Germany no longer shoulders the huge share of the European Union's budget it once did, according to a financial expert from the Greens, one of the party's in Chancellor Gerhard Schröder's coalition government.

https://p.dw.com/p/23Sn
The European Central Bank in downtown FrankfurtImage: AP

It once paid for a full third of the European Union's budget, but Germany has reduced its burden dramatically to 23.5 percent, says Michaele Schreyer, financial expert for the Green Party in Berlin.

Such a reduction has the potential to significantly change German citizens' attitudes toward the EU, which they have often viewed as a good force for European integration but one that costs German tax-payers disproportionately much.

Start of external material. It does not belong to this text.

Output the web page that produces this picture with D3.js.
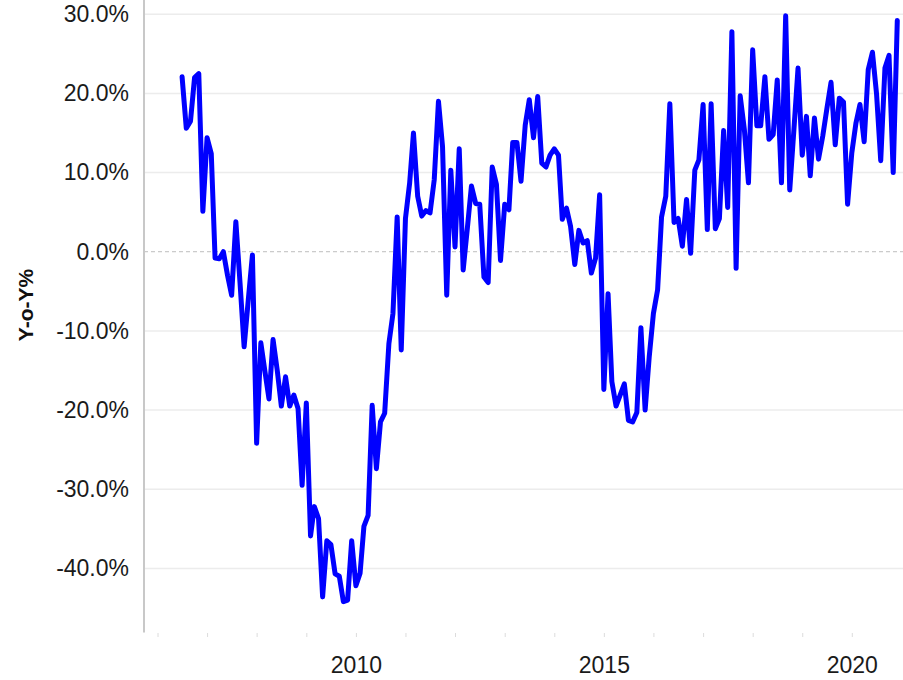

Schreyer's analysis, reported by Spiegel Online, is consequential also because the Greens, once a fringe element in German politilcs, are today the junior party in government with the Social Democrats (SPD).

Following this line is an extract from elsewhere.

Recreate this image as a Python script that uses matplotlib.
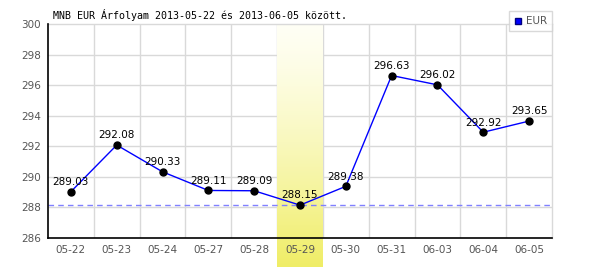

She says that Germany's pay-out to the EU dropped by 3 billion euro in 2000.

In 2002, as compared with payments to the EU in 1999, the year's net figure will fall by 4.6 billion euro.

By 2006, the net payment will be equivalent to 0.08 percent of gross national product, Schreyer predicted.

Her analysis and predictions backed up her message that enlargment of the European Union, an obligation dreaded by many German taxpayers, will be not be overwhelmingly expensive.

Through EU enlargement, "Germany will profit disproportionately. Along with Austria, Germany is the top winner from enlargement."

The EU may enlarge into Poland, the Czech republic and other East European countries as early as 2004.